"do the solar panels provide ALL the electricity needed to run the pumps?"

gas wells are not usually equiped with pumps.
if you are refering to compressors, no these are fueled with ng(hundreds or thousands of hp).
it would appear that the solar panels are for monitoring and control equipment.

What you say sounds right. I received a copy of one of the presentations this afternoon, and was trying to understand what it says about electrification.

According to the presentation, electricity is used for monitoring and for what BP calls "automation". Automation may be monitoring, translated to some action when the monitored results are out of a specified range--perhaps what you call "control equipment".

In the description of electrical use, I also found reference to something saying "power for gas lift pilots". BP has a pilot program in which it is temporarily pumping some of the gas back in (I think) in an attempt to raise production. This is related to deliquification. See slide 14 of the presentation. This may be another use of the electricity.

You mention natural gas being used to run compressors. One use of the compressors would be to make gas move through the pipes. Would compression also provide power for the separation process (into condensate, natural gas, water, and waste gasses), or does this happen some other way? I was originally under the impression that electricity was somehow used in the separation process, but I could be wrong on that. Perhaps it was only the pilot gas lift problem that was being referred to.

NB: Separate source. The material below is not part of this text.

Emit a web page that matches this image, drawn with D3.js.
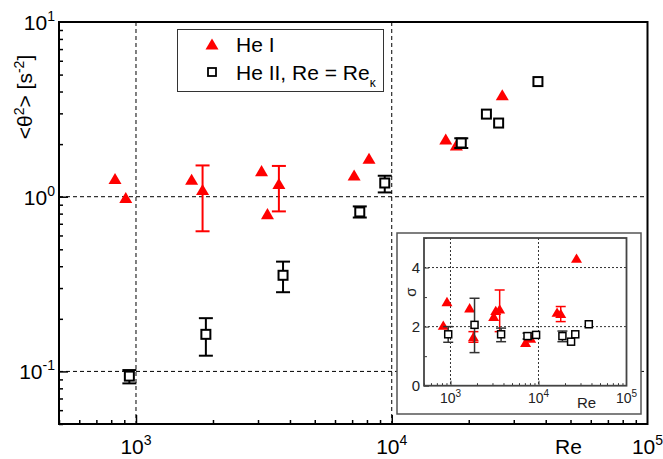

In other installations that I've seen, the solar cells provide power for two purposes...

  • Wellhead instrumentation (two or three pressures, temperature, a few valve positions, intrusion alarm/CCTV) and associated telemetry (line of sight or cellular microwave)
  • Valve actuators - the solar cells power a small hydraulic pump that charges an accumulator, enough to hold the wellhead and downhole safety valves open and operate the wing and choke valves for a few cycles - the latter might be electrical, don't know for sure.
  • This requires very little power. You could put a small genset at the wellpad, but that would be equally expensive, less reliable (more moving parts), more polluting (noise as well as CO2), it would cut into your revenue stream, and (important!) it would have problems providing cold start service (no gas => no power).

    The solar cells and microwave save you from having to run power and C&I cabling to every wellpad - a considerable cost (and theft risk!) in such a geographically spread-out operation. Solar couldn't provide anything like enough power for any serious process or lift energy input, though you might be able to do something along those lines with windmills.

    "Pilots" in Gail's context probably refers to pilot valves (small valves which allow the main valves to be opened by flow or process pressure).

    thanks. very interesting.
    I wonder what % of our gas (conv/unconv) is off the grid like that and requires ecosystem services (solar flows) to harvest fossil fuels....?

    Clearly everything offshore is off grid. I think they pretty much burn natural gas for power, though.

    I am not sure how one would go about quantifying the rest. Most of the Colorado/Wyoming/Utah/Montana natural gas production would be off grid, and much of Canada that is not in major cities.

    Natural gas wells are so spread out that it probably does not make sense to string electricity to them, unless it is already there (Barnett Shale in Dallas?). I would wonder if some of the shale gas production from Eastern states will end up being off grid. It is very expensive and time-consuming to get electrical grid wires put up, if wires are not there already.

    Pennsylvania is so heavily populated and has such extensive infrastructure (from power to phones to water to gas to taverns for the workers) that you can handle things pretty well. The gas in Pennsylvania has the advantage that it is very close to markets and does not have to depend on a pipeline to move it.
    They sometimes don't even bring the gas to market, they just power a diesel generator with the power on site for factories, schools, etc. The waste heat comes in handy during winters.

    You seem to be talking about building electric power plants (often with cogeneration, to share waste heat) at the location of the gas. I knew that this was done with coal; I hadn't thought about it with gas.

    The thing that then needs to be built is electric transmission lines. I have seen comments that when new gas power plants are built, the plants can be up in 18 months but the transmission lines can take 5 to 10 years. Hopefully the problem is not that bad, but lagging transmission lines can be a problem.

    i think your questions were pretty well answered by the posters upthread.

    bp is using gas lift, meaning that some of the wells are producing liquids, either free water or condensate. in a gas lift operation, dry gas is injected into the tubing casing anulus to lighten and accelerate the flow stream, allowing the well to flow. this would require a compressor on site or nearby.

    dehydration would require electrical imputs as well. dehydration is probably accomplished either by cooling the gas stream or by desiccation(glycol absorption). in a desiccation cycle, heating would also be required. the heat cycle would be fired by ng. another means of dehydration uses a "molecular seive". at the very least electricity would be used for operating the process and control equipment.

    those are probably dehydrators shown in the photo.